India rises amid falling inflation

A steep drop in the rate of inflation in India, driven by policy and market improvements, offers opportunities for sustainable growth

November 3, 2017

Consumer price inflation was 3.3 per cent in September 2017, compared with 11.5 per cent in November 2013

Inflation in food prices too has come down sharply

Low inflation has led to low interest rates. Low interest rates boost the economy

Government has pruned its fiscal deficit, bringing it down to 3.5 per cent for 2016-17 from 4.5 per cent in 2013-14

One of the most important trends in the Indian economy in recent years has been the sharp drop in inflation. Consumer price inflation has come down from a high of 11.5 per cent in November 2013 to 3.3 per cent in September 2017 (see chart). Since November 2016, consumer price inflation has remained below 4 per cent, a rate targeted by the Reserve Bank of India.

The steady fall in inflation has been due to a host of factors. To begin with, the Government has pruned its fiscal deficit, bringing it down to 3.5 per cent for 2016-17 from 4.5 per cent in 2013-14. A high fiscal deficit stokes demand, thus leading to upward pressure on prices. Next, the international price of crude oil has settled at a lower normal, which has helped to reduce transport prices. A continuous decline in inflation has given rise to the question about whether the drop is structural in nature. In fact, the Central Government’s Economic Survey for 2016-17 asks, ‘Is India undergoing a structural shift in the inflationary process toward low inflation?’

Apart from oil prices, there has also been a remarkable fall in food inflation, which used to be a problem until few years ago. Consumer price inflation in food and beverages has fallen from a high of 16.65 per cent in November 2013 to 1.76 per cent in September 2017. Interestingly, food inflation has fallen despite two drought years, although the improvement in the monsoons last year has also been a key contributor.
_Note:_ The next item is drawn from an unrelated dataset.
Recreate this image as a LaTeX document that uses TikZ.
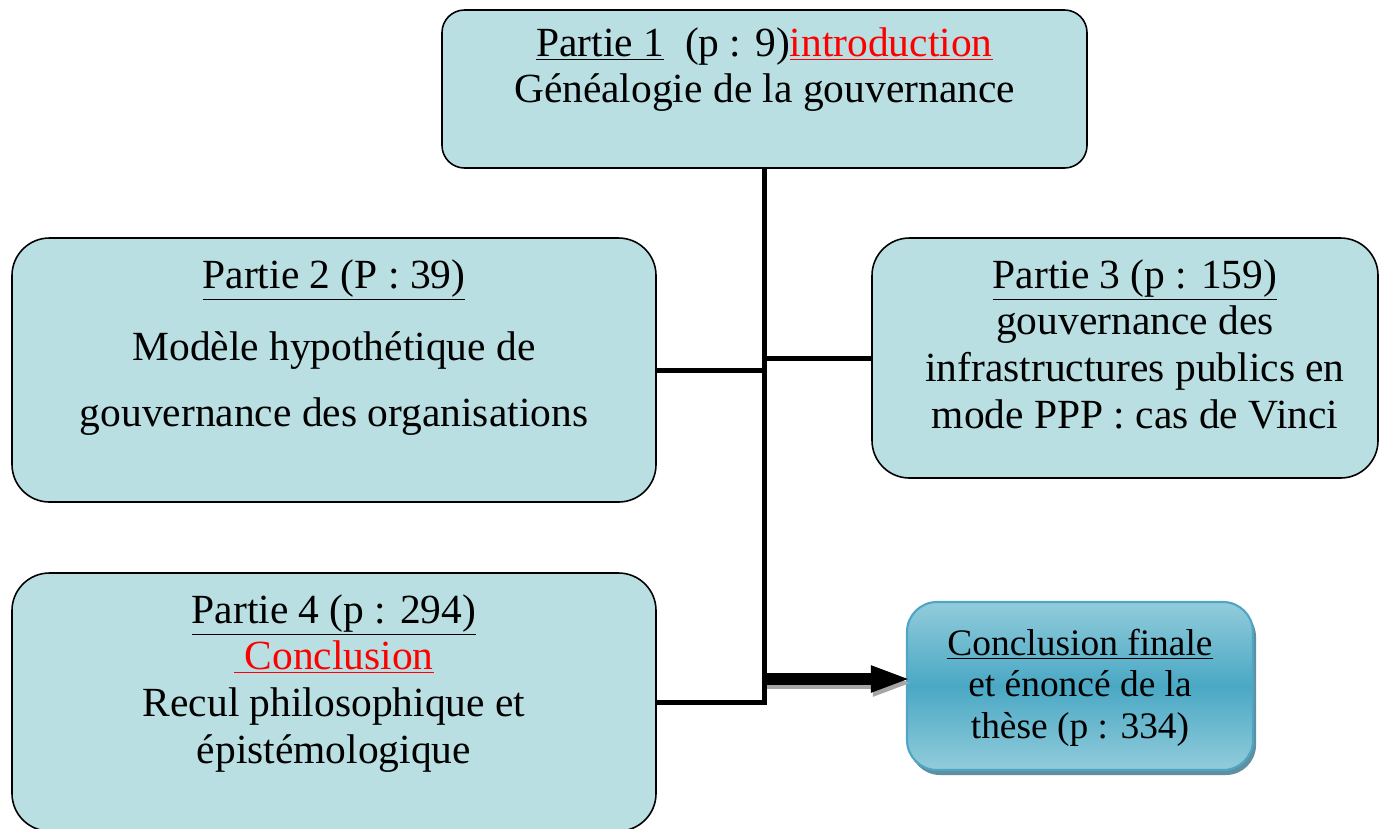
\documentclass[tikz,border=0pt]{standalone}
\usepackage{fontspec}
\setmainfont{Liberation Serif}
\usepackage{tikz}
\usepackage{xcolor}
\usetikzlibrary{positioning,arrows.meta,shadows}
\definecolor{box-fill}{RGB}{185,223,226}
\definecolor{conc-light}{RGB}{146,204,219}
\definecolor{conc-dark}{RGB}{74,168,196}
\definecolor{conc-border}{RGB}{79,165,195}
\definecolor{conc-shadow}{RGB}{95,143,160}
\tikzset{
    partie-box/.style = {draw=black, fill=box-fill, line width=0.9pt, rectangle, rounded corners=0.75cm, inner sep=0pt},
    partie-text/.style = {align=center, inner sep=0pt, font=\fontsize{23.6}{26.5}\selectfont},
    conclusion-box/.style = {draw=conc-border, line width=1.2pt, top color=conc-light, bottom color=conc-light, middle color=conc-dark, rounded corners=0.6cm, inner sep=0pt, drop shadow={shadow xshift=0.06cm, shadow yshift=-0.1cm, fill=conc-shadow, opacity=1}},
    conclusion-text/.style = {align=center, inner sep=0pt, font=\fontsize{21.3}{23.5}\selectfont},
    liaison/.style = {line width=0.1cm},
    fleche/.style = {line width=0.24cm, -{Triangle[length=0.8cm, width=0.48cm]}},
}

\begin{document}
\begin{tikzpicture}
\useasboundingbox (0,0) rectangle (27.58,-16.56);
\node[partie-box, rounded corners=0.45cm, minimum width=12.9cm, minimum height=3.16cm] (partie1) at (15.29,-1.78) {};
\node[partie-box, minimum width=12.88cm, minimum height=5.28cm] (partie2) at (6.68,-7.40) {};
\node[partie-box, minimum width=10.12cm, minimum height=4.8cm] (partie3) at (22.5,-7.16) {};
\node[partie-box, minimum width=12.88cm, minimum height=5.16cm] (partie4) at (6.68,-14.04) {};
\node[conclusion-box, minimum width=6.92cm, minimum height=3.36cm] (conclusion) at (21.6,-13.72) {};

\node[partie-text, below=0.36cm] (titre1) at (partie1.north) {\underline{Partie 1}\ \ (p : 9)\textcolor{red}{\underline{introduction}}\\
    Généalogie de la gouvernance};
\node[partie-text, below=0.44cm] (titre2) at (partie2.north) {\underline{Partie 2 (P : 39)}\\[14.3pt]
    Modèle hypothétique de\\[11.5pt]
    gouvernance des organisations};
\node[partie-text, below=0.44cm, xshift=0.2cm] (titre3) at (partie3.north) {\underline{Partie 3 (p : 159)}\\
    gouvernance des\\
    infrastructures publics en\\
    mode PPP : cas de Vinci};
\node[partie-text, below=0.44cm] (titre4) at (partie4.north) {\underline{Partie 4 (p : 294)}\\
    \textcolor{red}{\underline{\ Conclusion}}\\
    Recul philosophique et\\
    épistémologique};
\node[conclusion-text, below=0.56cm] (titre5) at (conclusion.north) {\underline{Conclusion finale}\\
    et énoncé de la\\
    thèse (p : 334)};

\draw[liaison] (partie1.south) -- (partie1.south |- partie4.east) -- (partie4.east);
\draw[liaison] (partie2.east) -- (partie2.east -| partie1.south);
\draw[liaison] (partie3.west) -- (partie3.west -| partie1.south);
\draw[fleche, draw=gray!70, transform canvas={xshift=0.04cm, yshift=-0.08cm}] ([yshift=0.14cm]partie1.south |- conclusion.west) -- ([xshift=0.1cm, yshift=0.14cm]conclusion.west);
\draw[fleche] ([yshift=0.14cm]partie1.south |- conclusion.west) -- ([xshift=0.1cm, yshift=0.14cm]conclusion.west);
\end{tikzpicture}
\end{document}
Consumer price inflation in food and beverages has fallen from a high of 16.65 per cent in November 2013 to 1.76 per cent in September 2017

The Reserve Bank of India’s Monetary Policy Report in October 2017 said that the decline in food prices during August 2016 to June 2017 [(-)2.3 per cent] was in stark contrast to the pattern of the last five years (2011-12 to 2015- 16) when food prices increased at an average annual rate of 6.3 per cent’. This was due to the government’s pro-active management of food inflation. Minimum support prices were kept in check, while timely imports helped.
The government has also approved a dynamic buffer of up to 20 lakh tonnes of pulses for appropriate market intervention, against which a buffer of around 18.75 lakh tonnes has already been set up. In an effort to eliminate hoarding, the States and Union Territories have been empowered to impose stock limits in respect of pulses, onion, edible oils and edible oil seeds under the Essential Commodities Act.

Economists usually strip out volatile food and fuel prices from the consumer price index to arrive at ‘core’ inflation. This metric too has remained in check. According to the Economic Survey, CPI-based refined core inflation has declined from 5.2 per cent in 2015-16 to 4.9 per cent in 2016-17.

Why is keeping inflation low so important? One obvious reason is the impact of high food prices on the economically-weak sections. The Economic Survey says that a recent drop in headline CPI inflation is mainly on account of fall in food inflation, especially in relation to pulses and vegetables. This has favourably impacted weaker segments of the population. Low inflation is also behind the rise in urban consumption, which has buoyed the economy.

But perhaps the most important effect on the economy has been the effect low inflation has on interest rates. It is because inflation has come down that the Reserve Bank of India has been able to reduce its policy rate from 8 per cent in December 2014 to 6 per cent in August 2017. The reduction has led to lower interest rates on loans to consumers and businesses. The RBI’s Monetary Policy Report says that the weighted average lending rate on fresh rupee loans by banks has fallen by 1.93 percentage points between December 2014 and Sept 15, 2017. It has helped increase demand and supported economic growth. Lower interest rates have also helped over-leveraged companies reduce their interest coverage ratio. In turn, this has reduced their chances of becoming bad loans in the banks’ books, thus helping the banks as well. Low interest rates are a reason for the rise in the stock markets.

The RBI has an inflation target of 4 per cent, which it believes is the ideal for sustainable growth. India seems to have achieved that target. As the Economic Survey says, ‘the deep, technology-driven shifts in international energy markets and improvements in domestic policy and agricultural markets may be heralding a new era of low inflation in India.